この「開く」根底には、ある種の信心、「祈り」があるのではないかと感じています。人は、生まれながらにして力強く脈々とした感性、生命力をもっているのだと信じること、そこから「開く」デザインが始まっているのではないか、と。
フィンランドデザインのディスコースの中では、「Empower」することがデザイナーの役割になる、と説かれています。「Em(入り込む / 供給する)-power(秘めた力)」つまり、個々が本来持つ内的な可能性にアクセスし芽吹かせていくのがデザイナーの仕事になるのではないか、という意見です。
こうした考え方は、フィンランドが長らく他国の支配下にあった歴史が強く影響していて、それが、個人の力の重要性や平等性といった価値観を生み出し、デザインにも接続されているのだと思います。こうした、デザインを「開く」ことに対してのお考えも、お伺いしたいです。
久保田晃弘さんの著書「遥かなる他者のためのデザイン」の中にある、“デザインとは、遠くへ行くための道をつくる”という表現が個人的にとても好きなのですが、これは上記とも重なりますし、またフルッサーの「Pro-Ject」とも通ずるところがあるのでは、とぼんやりと感じています。

finland

また、「草木国土悉皆成仏」、まさに長野とフィンランドで自然と共に生きているからこそより考えられるテーマですよね。フィンランドはキリスト教が布教される数百年前までアニミズム的信仰を持っていた国だったようですが、フィンランドの神話の中にある「全てに精霊が宿っている」という一文を見てとても納得しました(ちなみにサウナ発祥の地だけあり、サウナにもきちんと精霊が存在します)。

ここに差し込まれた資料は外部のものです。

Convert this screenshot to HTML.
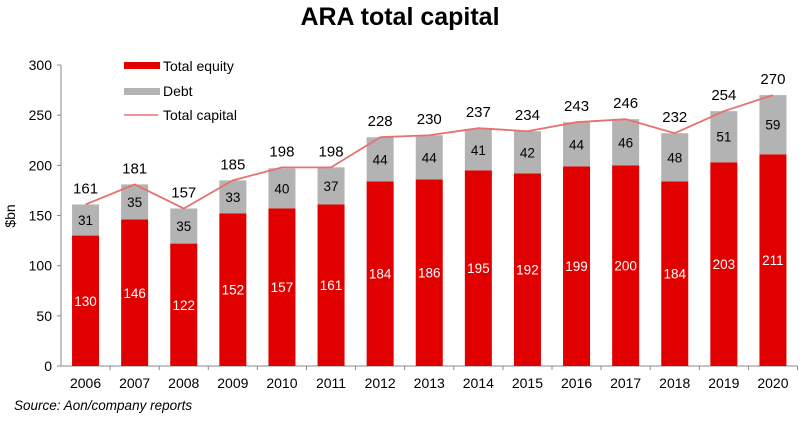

森や湖が日常に溶け込んでいるというだけでなく、冒頭のように気候による影響もあり一日一日の景色が常に移ろい、それが自分の感情に作用していると全身で感じられる環境だからでしょうか。寒く、陽のない冬をどう心地よくすごせるのか、恵の太陽を全身に浴びられる貴重な短い夏をどう楽しむのか。そうしたアーキテクチャの中で生活を作りながら生きるこちらの人々と話していると、自然を受け入れ、自然を崇拝し、自然に生かされている、ということを強く感じます。

ヘルシンキでは、近年のスマートツーリズムの流れもあり、地下鉄を拡張し、従来の主な交通手段であったバスの路線を減らしました。ただ、ぼくの友人は「地下鉄では外の眺めが見えなくなるから、地下鉄から離れてしまった」と話しており、都市部に住む人々ですら効率化に支配されず、自然との向き合い方を保ち続けていることに非常に驚きました。フィンランドでは、こうした自然崇拝や、霊的精神とデザインが密接に結びついています。
フィンランドデザインの雄Tapio Wirkkalaはデザイナーを、「自然と通じ合う身体経験から霊的なものを具現化するシャーマン」と喩えています(しかもTapioという名はフィンランド東部の神話では「森の精霊」を指すのです!)。ただ、デジタル化やサービス化といった波により、デザインが物質性から逸脱していくことが、この自然と結びついたデザイン観にどう影響が出てくるのか、気になるところです。

資本主義への向き合い方、この国のあり方を見て行くためには、もう少し時間がかかりそうですが、少しずつ理解を深めていきたいと思います。

はやいもので既に年の瀬、ぼくは冬季休暇を利用してアウシュヴィッツを訪問してこようと思います。今年も一年お世話になりました。良いお年をお過ごしくださいませ。